■ **To be done**
Print, exactly and with both ends included, the lines below that run from the one containing "Emit a web page" to the one containing "const xTickLabels = [0, 24, 48];". Pictures are omitted.

[Source data]
+ + + +

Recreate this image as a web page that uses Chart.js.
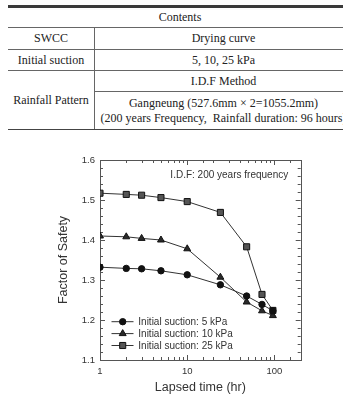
<!DOCTYPE html>
<html lang="en">
<head>
<meta charset="UTF-8">
<title>Factor of Safety vs Lapsed time</title>
<script src="https://cdn.jsdelivr.net/npm/chart.js"></script>
<style>
  html, body { margin: 0; padding: 0; background: #fff; }
  body { width: 343px; height: 405px; overflow: hidden; position: relative; }
  .tbl { position: absolute; left: 0; top: 0; width: 343px; height: 135px; overflow: hidden;
         font-family: "Liberation Serif", "Times New Roman", serif; font-size: 12px; color: #222; }
  .ln { position: absolute; background: #666; }
  .cell { position: absolute; text-align: center; white-space: pre; }
  #wrap { position: absolute; left: 0; top: 140px; width: 343px; height: 265px; }
</style>
</head>
<body>
<div class="tbl">
  <div class="ln" style="left:8px; top:5px; width:344px; height:2.5px; background:#3a3a3a"></div>
  <div class="ln" style="left:8px; top:27px; width:344px; height:1px"></div>
  <div class="ln" style="left:8px; top:49px; width:344px; height:1px"></div>
  <div class="ln" style="left:8px; top:70px; width:344px; height:1px"></div>
  <div class="ln" style="left:94px; top:91px; width:258px; height:1px"></div>
  <div class="ln" style="left:8px; top:129px; width:344px; height:1px; background:#444"></div>
  <div class="ln" style="left:94px; top:27px; width:1px; height:102px"></div>

  <div class="cell" style="left:8px; width:344px; top:7px; line-height:20px">Contents</div>
  <div class="cell" style="left:8px; width:86px; top:28px; line-height:21px">SWCC</div>
  <div class="cell" style="left:95px; width:257px; top:28px; line-height:21px">Drying curve</div>
  <div class="cell" style="left:8px; width:86px; top:50px; line-height:20px">Initial suction</div>
  <div class="cell" style="left:95px; width:257px; top:50px; line-height:20px">5, 10, 25 kPa</div>
  <div class="cell" style="left:8px; width:86px; top:71px; line-height:58px">Rainfall Pattern</div>
  <div class="cell" style="left:95px; width:257px; top:71px; line-height:20px">I.D.F Method</div>
  <div class="cell" style="left:95px; width:257px; top:96px; line-height:15px">Gangneung (527.6mm × 2=1055.2mm)
(200 years Frequency,  Rainfall duration: 96 hours)</div>
</div>

<div id="wrap"><canvas id="fsChart" width="343" height="265"></canvas></div>

<script>
// lapsed time (hr)
const hours = [1, 2, 3, 5, 10, 24, 48, 72, 96];
// factor of safety for each initial suction
const fsSuction5 = [1.332, 1.329, 1.328, 1.323, 1.313, 1.288, 1.260, 1.239, 1.223];
const fsSuction10 = [1.410, 1.408, 1.404, 1.400, 1.378, 1.307, 1.245, 1.223, 1.211];
const fsSuction25 = [1.517, 1.514, 1.512, 1.506, 1.496, 1.469, 1.383, 1.264, 1.224];
const seriesLabels = ['Initial suction: 5 kPa', 'Initial suction: 10 kPa', 'Initial suction: 25 kPa'];
const xLabelTicks = [1, 10, 100];
const yMin = 1.1, yMax = 1.6;
const noteText = 'I.D.F: 200 years frequency';

const toPts = arr => hours.map((h, i) => ({ x: h, y: arr[i] }));

// frame + inward ticks on all four sides
const framePlugin = {
  id: 'frame',
  beforeDatasetsDraw(chart) {
    const { ctx, chartArea: a, scales: { x, y } } = chart;
    ctx.save();
    ctx.strokeStyle = '#555';
    ctx.lineWidth = 1;
    ctx.strokeRect(Math.round(a.left) + 0.5, Math.round(a.top) + 0.5,
                   Math.round(a.right - a.left), Math.round(a.bottom - a.top));
    ctx.beginPath();
    // y ticks every 0.02, major every 0.1
    for (let k = 0; k <= 25; k++) {
      const v = yMin + k * 0.02;
      const py = Math.round(y.getPixelForValue(v)) + 0.5;
      const len = (k % 5 === 0) ? 5 : 3;
      ctx.moveTo(a.left, py); ctx.lineTo(a.left + len, py);
      ctx.moveTo(a.right, py); ctx.lineTo(a.right - len, py);
    }
    x.ticks.forEach(t => {
      if (t.value <= x.min || t.value >= x.max) return;
      const px = Math.round(x.getPixelForValue(t.value)) + 0.5;
      const len = xLabelTicks.includes(t.value) ? 5 : 3;
      ctx.moveTo(px, a.bottom); ctx.lineTo(px, a.bottom - len);
      ctx.moveTo(px, a.top); ctx.lineTo(px, a.top + len);
    });
    ctx.stroke();
    ctx.restore();
  },
  afterDraw(chart) {
    const { ctx, chartArea: a } = chart;
    ctx.save();
    // note at top right
    ctx.fillStyle = '#333';
    ctx.font = '10px "Liberation Sans", Arial, sans-serif';
    ctx.textAlign = 'right';
    ctx.textBaseline = 'middle';
    ctx.fillText(noteText, a.right - 12.5, a.top + 15);
    // legend, bottom left inside the plot
    const rowY = [181.7, 193.6, 205.5];
    chart.data.datasets.forEach((ds, i) => {
      const yy = rowY[i];
      ctx.strokeStyle = ds.borderColor;
      ctx.lineWidth = 1;
      ctx.beginPath();
      ctx.moveTo(111.5, yy); ctx.lineTo(133.5, yy);
      ctx.stroke();
      ctx.fillStyle = ds.pointBackgroundColor;
      ctx.strokeStyle = ds.pointBorderColor;
      ctx.lineWidth = ds.pointBorderWidth;
      Chart.helpers.drawPoint(ctx, { pointStyle: ds.pointStyle, radius: ds.pointRadius, borderWidth: ds.pointBorderWidth, rotation: 0 }, 122.7, yy);
      ctx.fillStyle = '#333';
      ctx.textAlign = 'left';
      ctx.fillText(ds.label, 138.3, yy + 0.5);
    });
    ctx.restore();
  }
};

const common = { borderColor: '#333', borderWidth: 1, pointBorderColor: '#111', pointBorderWidth: 1, tension: 0 };

new Chart(document.getElementById('fsChart').getContext('2d'), {
  type: 'line',
  data: {
    datasets: [
      { ...common, label: seriesLabels[0], data: toPts(fsSuction5), pointStyle: 'circle', pointRadius: 3.2, pointBackgroundColor: '#111' },
      { ...common, label: seriesLabels[1], data: toPts(fsSuction10), pointStyle: 'triangle', pointRadius: 4, pointBackgroundColor: '#2a2a2a' },
      { ...common, label: seriesLabels[2], data: toPts(fsSuction25), pointStyle: 'rect', pointRadius: 4.3, pointBackgroundColor: '#555' }
    ]
  },
  options: {
    responsive: false,
    animation: false,
    layout: { padding: { top: 20, right: 42.3, left: 0, bottom: 0 } },
    plugins: { legend: { display: false }, tooltip: { enabled: false } },
    scales: {
      x: {
        type: 'logarithmic',
        min: 1, max: 200,
        grid: { display: false, drawTicks: false },
        border: { display: false },
        ticks: {
          autoSkip: false, maxRotation: 0, padding: 6,
          color: '#333', font: { family: '"Liberation Sans", Arial, sans-serif', size: 9.5 },
          callback: v => xLabelTicks.includes(v) ? String(v) : ''
        },
        title: {
          display: true, text: 'Lapsed time (hr)', color: '#333',
          font: { family: '"Liberation Sans", Arial, sans-serif', size: 12.5 },
          padding: { top: 0, bottom: 9.5 }
        },
        afterFit: s => { s.height = 45; }
      },
      y: {
        min: yMin, max: yMax,
        grid: { display: false, drawTicks: false },
        border: { display: false },
        ticks: {
          stepSize: 0.1, padding: 5,
          color: '#333', font: { family: '"Liberation Sans", Arial, sans-serif', size: 9.5 },
          callback: v => v.toFixed(1)
        },
        title: {
          display: true, text: 'Factor of Safety', color: '#333',
          font: { family: '"Liberation Sans", Arial, sans-serif', size: 12.5 },
          padding: { top: 56.5, bottom: 0 }
        },
        afterFit: s => { s.width = 100; }
      }
    }
  },
  plugins: [framePlugin]
});
</script>
</body>
</html>
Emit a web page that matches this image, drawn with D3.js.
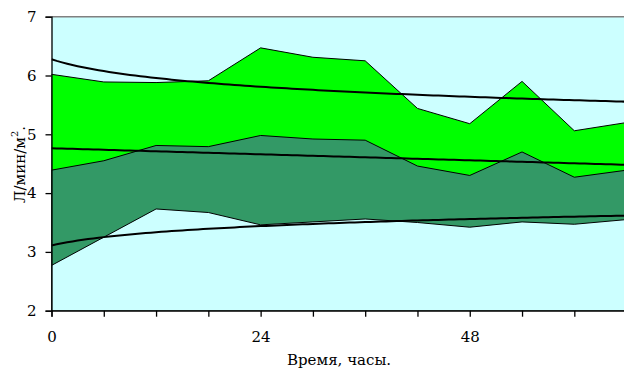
<!DOCTYPE html>
<html>
<head>
<meta charset="utf-8">
<script src="https://cdn.jsdelivr.net/npm/d3@7"></script>
<style>
  html, body { margin: 0; padding: 0; background: #ffffff; }
  svg { display: block; }
</style>
</head>
<body>
<svg id="chart" width="624" height="371"></svg>
<script>
// Sampling times, hours
const hours = [0, 6, 12, 18, 24, 30, 36, 42, 48, 54, 60, 66];
// Upper bound, mean and lower bound, L/min/m²
const upperValues = [6.02, 5.89, 5.88, 5.91, 6.47, 6.31, 6.25, 5.44, 5.18, 5.90, 5.06, 5.20];
const meanValues  = [4.39, 4.55, 4.81, 4.79, 4.98, 4.92, 4.90, 4.46, 4.30, 4.70, 4.27, 4.39];
const lowerValues = [2.77, 3.25, 3.73, 3.67, 3.46, 3.51, 3.56, 3.50, 3.42, 3.51, 3.47, 3.55];
// Axis ticks
const yTicks = [2, 3, 4, 5, 6, 7];
const xTickLabels = [0, 24, 48];

const serif = "DejaVu Serif, serif";
const svg = d3.select("#chart");
const plot = { left: 51.5, top: 16.7, right: 626.6, bottom: 310.7 };

const x = d3.scaleLinear().domain([0, 66]).range([plot.left, plot.right]);
const y = d3.scaleLinear().domain([2, 7]).range([plot.bottom, plot.top]);

svg.append("defs").append("clipPath").attr("id", "plotClip")
  .append("rect")
  .attr("x", plot.left).attr("y", plot.top)
  .attr("width", plot.right - plot.left).attr("height", plot.bottom - plot.top);

// Plot background
svg.append("rect")
  .attr("x", plot.left).attr("y", plot.top)
  .attr("width", plot.right - plot.left).attr("height", plot.bottom - plot.top)
  .attr("fill", "#CCFFFF");

const g = svg.append("g").attr("clip-path", "url(#plotClip)");

// Overlapping areas: upper band, mean band, then lower band in background colour
const bands = [
  { values: upperValues, fill: "#00FF00" },
  { values: meanValues,  fill: "#339966" },
  { values: lowerValues, fill: "#CCFFFF" }
];
const area = d3.area()
  .x((d, i) => x(hours[i]))
  .y0(y(2))
  .y1(d => y(d));
bands.forEach(b => {
  g.append("path")
    .datum(b.values)
    .attr("d", area)
    .attr("fill", b.fill)
    .attr("stroke", "#000")
    .attr("stroke-width", 1);
});

// Least-squares trend lines over point index 1..n
function fitTrend(values, transform) {
  const xs = values.map((v, i) => transform(i + 1));
  const mx = d3.mean(xs), my = d3.mean(values);
  let sxy = 0, sxx = 0;
  xs.forEach((xv, i) => { sxy += (xv - mx) * (values[i] - my); sxx += (xv - mx) * (xv - mx); });
  const a = sxy / sxx, b = my - a * mx;
  return k => a * transform(k) + b;
}
const trends = [
  fitTrend(upperValues, Math.log),   // logarithmic
  fitTrend(meanValues, k => k),      // linear
  fitTrend(lowerValues, Math.log)    // logarithmic
];
const steps = d3.range(0, 11.001, 0.1);
trends.forEach(f => {
  const line = d3.line()
    .x(t => x(t * 6))
    .y(t => y(f(t + 1)));
  g.append("path")
    .datum(steps)
    .attr("d", line)
    .attr("fill", "none")
    .attr("stroke", "#000")
    .attr("stroke-width", 2);
});

// Top border of plot area
svg.append("line")
  .attr("x1", plot.left).attr("x2", 624)
  .attr("y1", plot.top).attr("y2", plot.top)
  .attr("stroke", "#808080").attr("stroke-width", 1.5);

// Y axis
const yAxis = d3.axisLeft(y).tickValues(yTicks).tickSize(6).tickPadding(9).tickFormat(d3.format("d"));
const yg = svg.append("g").attr("transform", `translate(${plot.left},0)`).call(yAxis)
  .attr("font-family", serif).attr("font-size", 15);
yg.select(".domain").attr("stroke", "#000").attr("stroke-width", 1.3);
yg.selectAll(".tick line").attr("stroke", "#000").attr("stroke-width", 1.3);
yg.selectAll(".tick text").attr("fill", "#000");

// X axis: a tick at every sample, labels every 24 hours
const xAxis = d3.axisBottom(x).tickValues(hours).tickSize(6).tickPadding(15)
  .tickFormat(d => xTickLabels.includes(d) ? d : "");
const xg = svg.append("g").attr("transform", `translate(0,${plot.bottom})`).call(xAxis)
  .attr("font-family", serif).attr("font-size", 15);
xg.select(".domain").attr("stroke", "#000").attr("stroke-width", 1.3);
xg.selectAll(".tick line").attr("stroke", "#000").attr("stroke-width", 1.3);
xg.selectAll(".tick text").attr("fill", "#000");

// Axis titles
svg.append("text")
  .attr("x", (plot.left + plot.right) / 2)
  .attr("y", 365)
  .attr("text-anchor", "middle")
  .attr("font-family", serif)
  .attr("font-size", 15)
  .attr("fill", "#000")
  .text("Время, часы.");

const yTitle = svg.append("text")
  .attr("transform", "translate(25,203) rotate(-90)")
  .attr("text-anchor", "start")
  .attr("font-family", serif)
  .attr("font-size", 15)
  .attr("fill", "#000");
yTitle.append("tspan").text("Л/мин/м");
yTitle.append("tspan").attr("dy", -7).attr("font-size", 10).text("2");
yTitle.append("tspan").attr("dy", 7).text(".");
</script>
</body>
</html>
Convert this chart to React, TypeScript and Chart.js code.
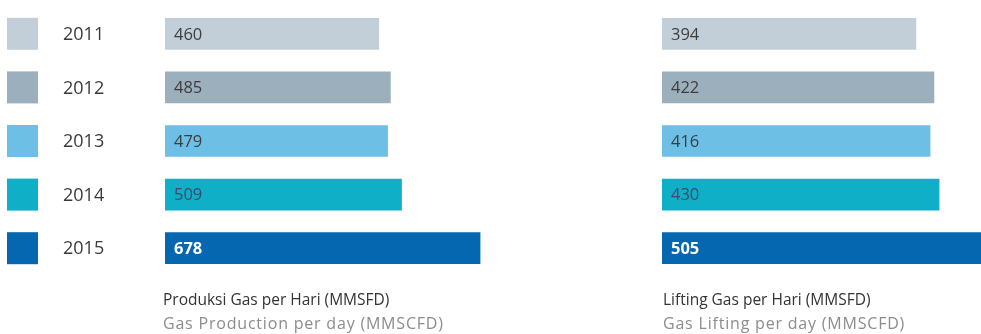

+ + + +

■ **Right answer**
Emit a web page that matches this image, drawn with D3.js.
<!DOCTYPE html>
<html>
<head>
<meta charset="utf-8">
<script src="https://cdn.jsdelivr.net/npm/d3@7"></script>
<style>
  html, body { margin: 0; padding: 0; background: #ffffff; }
  svg { display: block; }
</style>
</head>
<body>
<svg id="chart" width="624" height="371"></svg>
<script>
// Sampling times, hours
const hours = [0, 6, 12, 18, 24, 30, 36, 42, 48, 54, 60, 66];
// Upper bound, mean and lower bound, L/min/m²
const upperValues = [6.02, 5.89, 5.88, 5.91, 6.47, 6.31, 6.25, 5.44, 5.18, 5.90, 5.06, 5.20];
const meanValues  = [4.39, 4.55, 4.81, 4.79, 4.98, 4.92, 4.90, 4.46, 4.30, 4.70, 4.27, 4.39];
const lowerValues = [2.77, 3.25, 3.73, 3.67, 3.46, 3.51, 3.56, 3.50, 3.42, 3.51, 3.47, 3.55];
// Axis ticks
const yTicks = [2, 3, 4, 5, 6, 7];
const xTickLabels = [0, 24, 48];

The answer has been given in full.